Oakland City Council subcommittee delays decision on red-light camera program
on October 10, 2012
Oakland’s use of red-light cameras to catch traffic violators came under legal and moral scrutiny Tuesday night, as a City Council subcommittee heard reports from police and special consultants about the effectiveness of these cameras, as well as citizen complaints about this program and the $500 tickets it produces.
After community members argued that the cameras were being used more for profit than for public safety, and Oakland police said information on the cameras’ usefulness was still inconclusive, the four council members of the public safety subcommittee postponed until February a decision on either abandoning or expanding the controversial program, which currently has 13 cameras operating at 11 Oakland intersections. The council ordered more detail be gathered on the effectiveness of these red-light cameras in reducing the number of Oakland traffic collisions compared to other intersection safety strategies such as increasing the length of yellow lights.
“My inclination is to ask that they go do some more analysis,” Patricia Kernighan said Tuesday. “”It appears to me there is a lot of uncertainty.”
Members of the public argued on Tuesday night that the cameras are being used to generate revenue rather than to reduce collisions, an accusation that would make the use of these cameras illegal under new legislation passed by Governor Jerry Brown.
Another point of contention was the high ticket price for these red-light violations—which citizens can keep off their driving record by choosing traffic school, but the traffic class costs as much as the ticket. “$500 is ridiculous,” said Oakland resident Linda Olivera, who recently successfully appealed a ticket she’d been issued. “I’m insulted by it.”
The council’s decision-making process is stalled while members wait for more evidence to support either conclusion: that the red-light cameras do, in fact, increase public safety; or rather that they simply increase red-light violations. The report OPD gave city council members does show that collision rates at intersections overseen by red-light cameras have decreased by 53 percent between the 2009 camera installations and the end of 2011, according to Oakland Lieutenant Peter Lau. But there has been “no analysis of traffic data,” Lau said, “as to whether there is any correlation between this trend and the installation of the cameras.”
Roger Jones, leader of the Fremont-based Red Light Camera Protest Group, argued that collision rates were dropping in Oakland before the installation of the cameras, and that the cameras cannot be given credit for this trend without further evidence. Jones, who since 2009 has been leading a campaign against the use of red-light cameras in Alameda County, accused the City Council of installing the cameras solely for revenue. He cited research published by Safer Streets LA, a southern California organization that collects and analyzes traffic data, which asserts that extending the length of yellow lights has a much greater impact on public safety than does installing red-light cameras.
“Extend the yellow light, and you’ll have less violations,” Jones said Tuesday. “It solves the problem in real life.”

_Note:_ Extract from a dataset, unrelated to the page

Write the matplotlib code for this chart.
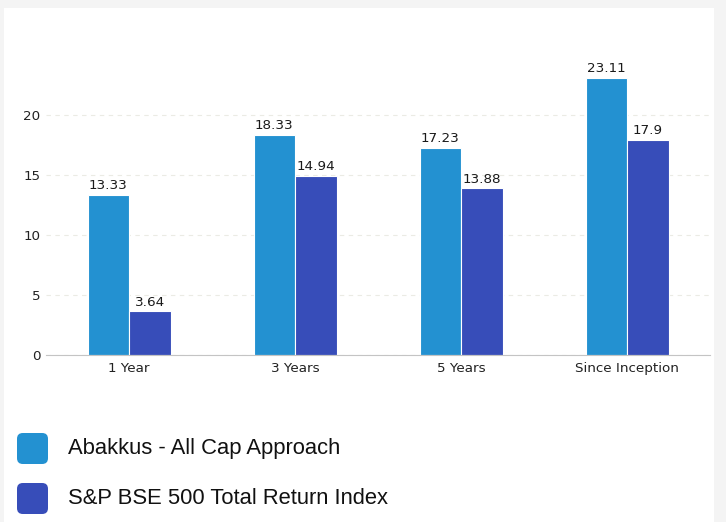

From now until the council makes its decision in February, Oakland’s existing cameras will continue in operation while the contract with Redflex Traffic System Inc., the company that provides the cameras, proceeds on a month-to-month basis. The report to be presented in February will include a comparison of the effectiveness of yellow light extension and red-light cameras on road safety.
Complicating the accusation that the high-price tickets are being generated primarily for profit is the fact that the actual city of Oakland sees relatively little—about $130—of the fines collected by these citations. “City fees for red light violation is $130,” said Lau. “The difference between that and the $500 are various fees set at the state and county level.”
Before the council adjourned for the evening, Councilwoman Rebecca Kaplan added that she would like the February report to include a specific breakdown of exactly what happens to the money from these tickets. “People have $500 of anger at Oakland,” Kaplan said, “but Oakland is only taking $130.”
s the end of the meeting, after a half-dozen Oakland residents had come to the podium to complain about the city’s use of red-light cameras, councilwoman Nancy Nadel sat forward and asked the audience: “In terms of bias, if you’re against the cameras, raise your hands if you’ve gotten a ticket.” Nearly all the audience members raised their hands.
In February, the subcommittee will make hear an a analysis of the effectiveness of red-light cameras versus other comparable techniques of increasing road safety, along with a breakdown of the smaller fees that make up the $500 ticket and a report from the Oakland City Attorney on the current legality of red-light cameras in California. Theoretically, they will then make a decision about the future of red-light cameras in Oakland.